**Data block:**
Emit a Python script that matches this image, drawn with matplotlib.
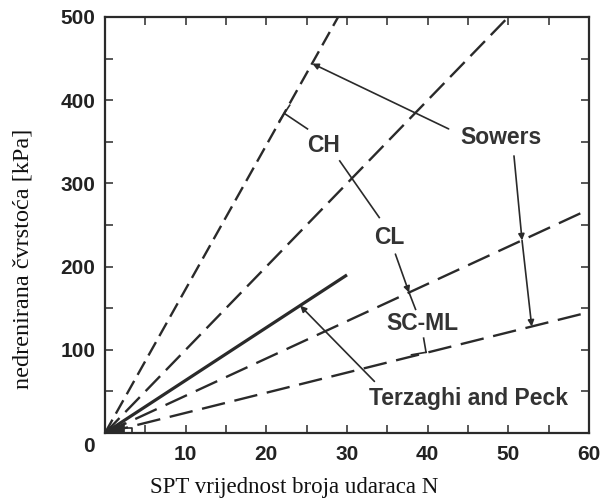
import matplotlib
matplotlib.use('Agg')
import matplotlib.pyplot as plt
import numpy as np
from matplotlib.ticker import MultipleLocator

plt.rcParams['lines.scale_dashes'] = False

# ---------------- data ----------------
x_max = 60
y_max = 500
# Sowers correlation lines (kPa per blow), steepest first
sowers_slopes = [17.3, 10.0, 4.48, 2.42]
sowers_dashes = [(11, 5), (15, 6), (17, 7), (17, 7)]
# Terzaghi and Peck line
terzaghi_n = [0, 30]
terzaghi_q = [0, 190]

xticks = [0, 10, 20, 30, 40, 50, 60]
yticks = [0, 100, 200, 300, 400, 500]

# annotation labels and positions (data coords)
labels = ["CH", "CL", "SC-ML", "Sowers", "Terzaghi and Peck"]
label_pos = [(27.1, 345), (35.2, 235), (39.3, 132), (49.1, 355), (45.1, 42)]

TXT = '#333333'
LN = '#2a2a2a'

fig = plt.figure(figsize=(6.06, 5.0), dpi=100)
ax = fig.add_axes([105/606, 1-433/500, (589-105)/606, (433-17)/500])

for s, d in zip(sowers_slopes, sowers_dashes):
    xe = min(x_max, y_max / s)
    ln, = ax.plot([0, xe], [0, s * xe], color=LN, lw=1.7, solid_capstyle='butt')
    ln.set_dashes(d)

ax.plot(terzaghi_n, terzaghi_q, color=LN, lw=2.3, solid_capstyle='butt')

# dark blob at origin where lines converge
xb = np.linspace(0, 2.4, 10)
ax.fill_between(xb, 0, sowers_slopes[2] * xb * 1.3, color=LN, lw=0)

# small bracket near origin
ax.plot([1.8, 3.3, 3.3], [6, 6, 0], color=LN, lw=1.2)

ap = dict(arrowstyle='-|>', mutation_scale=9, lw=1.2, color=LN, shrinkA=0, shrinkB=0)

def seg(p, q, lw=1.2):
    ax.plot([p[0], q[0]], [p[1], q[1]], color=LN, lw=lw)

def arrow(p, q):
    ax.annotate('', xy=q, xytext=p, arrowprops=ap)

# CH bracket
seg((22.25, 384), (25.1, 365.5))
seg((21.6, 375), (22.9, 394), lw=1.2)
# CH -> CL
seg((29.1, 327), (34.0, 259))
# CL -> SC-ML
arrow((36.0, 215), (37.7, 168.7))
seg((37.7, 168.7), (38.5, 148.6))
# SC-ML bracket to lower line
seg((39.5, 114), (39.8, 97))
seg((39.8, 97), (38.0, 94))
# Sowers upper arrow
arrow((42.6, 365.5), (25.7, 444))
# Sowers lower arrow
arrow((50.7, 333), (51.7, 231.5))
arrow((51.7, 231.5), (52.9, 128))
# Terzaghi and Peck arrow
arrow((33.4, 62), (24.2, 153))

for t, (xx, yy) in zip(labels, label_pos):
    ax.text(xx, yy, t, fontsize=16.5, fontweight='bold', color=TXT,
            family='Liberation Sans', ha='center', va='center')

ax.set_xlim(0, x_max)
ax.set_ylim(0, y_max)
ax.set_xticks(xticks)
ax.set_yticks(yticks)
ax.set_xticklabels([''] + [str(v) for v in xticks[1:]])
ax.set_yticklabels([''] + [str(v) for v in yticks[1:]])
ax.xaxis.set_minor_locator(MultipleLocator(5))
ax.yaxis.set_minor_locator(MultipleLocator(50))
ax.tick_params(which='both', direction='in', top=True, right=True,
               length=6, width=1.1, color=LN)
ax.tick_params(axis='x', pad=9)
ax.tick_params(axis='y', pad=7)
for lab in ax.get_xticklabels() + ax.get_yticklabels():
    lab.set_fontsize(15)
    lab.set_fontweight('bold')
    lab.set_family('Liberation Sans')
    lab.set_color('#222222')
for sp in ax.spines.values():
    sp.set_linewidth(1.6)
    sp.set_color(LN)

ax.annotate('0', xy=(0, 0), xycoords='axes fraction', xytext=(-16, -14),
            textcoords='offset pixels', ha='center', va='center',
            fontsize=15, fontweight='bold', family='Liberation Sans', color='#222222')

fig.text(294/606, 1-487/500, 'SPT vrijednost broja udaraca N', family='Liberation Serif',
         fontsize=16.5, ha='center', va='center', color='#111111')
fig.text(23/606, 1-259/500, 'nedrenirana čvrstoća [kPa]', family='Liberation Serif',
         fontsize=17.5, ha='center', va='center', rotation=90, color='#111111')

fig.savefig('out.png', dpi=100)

**Task to carry out:** All of the data above should be transcribed verbatim, with pictures omitted.

**Full output:**
Emit a Python script that matches this image, drawn with matplotlib.
import matplotlib
matplotlib.use('Agg')
import matplotlib.pyplot as plt
import numpy as np
from matplotlib.ticker import MultipleLocator

plt.rcParams['lines.scale_dashes'] = False

# ---------------- data ----------------
x_max = 60
y_max = 500
# Sowers correlation lines (kPa per blow), steepest first
sowers_slopes = [17.3, 10.0, 4.48, 2.42]
sowers_dashes = [(11, 5), (15, 6), (17, 7), (17, 7)]
# Terzaghi and Peck line
terzaghi_n = [0, 30]
terzaghi_q = [0, 190]

xticks = [0, 10, 20, 30, 40, 50, 60]
yticks = [0, 100, 200, 300, 400, 500]

# annotation labels and positions (data coords)
labels = ["CH", "CL", "SC-ML", "Sowers", "Terzaghi and Peck"]
label_pos = [(27.1, 345), (35.2, 235), (39.3, 132), (49.1, 355), (45.1, 42)]

TXT = '#333333'
LN = '#2a2a2a'

fig = plt.figure(figsize=(6.06, 5.0), dpi=100)
ax = fig.add_axes([105/606, 1-433/500, (589-105)/606, (433-17)/500])

for s, d in zip(sowers_slopes, sowers_dashes):
    xe = min(x_max, y_max / s)
    ln, = ax.plot([0, xe], [0, s * xe], color=LN, lw=1.7, solid_capstyle='butt')
    ln.set_dashes(d)

ax.plot(terzaghi_n, terzaghi_q, color=LN, lw=2.3, solid_capstyle='butt')

# dark blob at origin where lines converge
xb = np.linspace(0, 2.4, 10)
ax.fill_between(xb, 0, sowers_slopes[2] * xb * 1.3, color=LN, lw=0)

# small bracket near origin
ax.plot([1.8, 3.3, 3.3], [6, 6, 0], color=LN, lw=1.2)

ap = dict(arrowstyle='-|>', mutation_scale=9, lw=1.2, color=LN, shrinkA=0, shrinkB=0)

def seg(p, q, lw=1.2):
    ax.plot([p[0], q[0]], [p[1], q[1]], color=LN, lw=lw)

def arrow(p, q):
    ax.annotate('', xy=q, xytext=p, arrowprops=ap)

# CH bracket
seg((22.25, 384), (25.1, 365.5))
seg((21.6, 375), (22.9, 394), lw=1.2)
# CH -> CL
seg((29.1, 327), (34.0, 259))
# CL -> SC-ML
arrow((36.0, 215), (37.7, 168.7))
seg((37.7, 168.7), (38.5, 148.6))
# SC-ML bracket to lower line
seg((39.5, 114), (39.8, 97))
seg((39.8, 97), (38.0, 94))
# Sowers upper arrow
arrow((42.6, 365.5), (25.7, 444))
# Sowers lower arrow
arrow((50.7, 333), (51.7, 231.5))
arrow((51.7, 231.5), (52.9, 128))
# Terzaghi and Peck arrow
arrow((33.4, 62), (24.2, 153))

for t, (xx, yy) in zip(labels, label_pos):
    ax.text(xx, yy, t, fontsize=16.5, fontweight='bold', color=TXT,
            family='Liberation Sans', ha='center', va='center')

ax.set_xlim(0, x_max)
ax.set_ylim(0, y_max)
ax.set_xticks(xticks)
ax.set_yticks(yticks)
ax.set_xticklabels([''] + [str(v) for v in xticks[1:]])
ax.set_yticklabels([''] + [str(v) for v in yticks[1:]])
ax.xaxis.set_minor_locator(MultipleLocator(5))
ax.yaxis.set_minor_locator(MultipleLocator(50))
ax.tick_params(which='both', direction='in', top=True, right=True,
               length=6, width=1.1, color=LN)
ax.tick_params(axis='x', pad=9)
ax.tick_params(axis='y', pad=7)
for lab in ax.get_xticklabels() + ax.get_yticklabels():
    lab.set_fontsize(15)
    lab.set_fontweight('bold')
    lab.set_family('Liberation Sans')
    lab.set_color('#222222')
for sp in ax.spines.values():
    sp.set_linewidth(1.6)
    sp.set_color(LN)

ax.annotate('0', xy=(0, 0), xycoords='axes fraction', xytext=(-16, -14),
            textcoords='offset pixels', ha='center', va='center',
            fontsize=15, fontweight='bold', family='Liberation Sans', color='#222222')

fig.text(294/606, 1-487/500, 'SPT vrijednost broja udaraca N', family='Liberation Serif',
         fontsize=16.5, ha='center', va='center', color='#111111')
fig.text(23/606, 1-259/500, 'nedrenirana čvrstoća [kPa]', family='Liberation Serif',
         fontsize=17.5, ha='center', va='center', rotation=90, color='#111111')

fig.savefig('out.png', dpi=100)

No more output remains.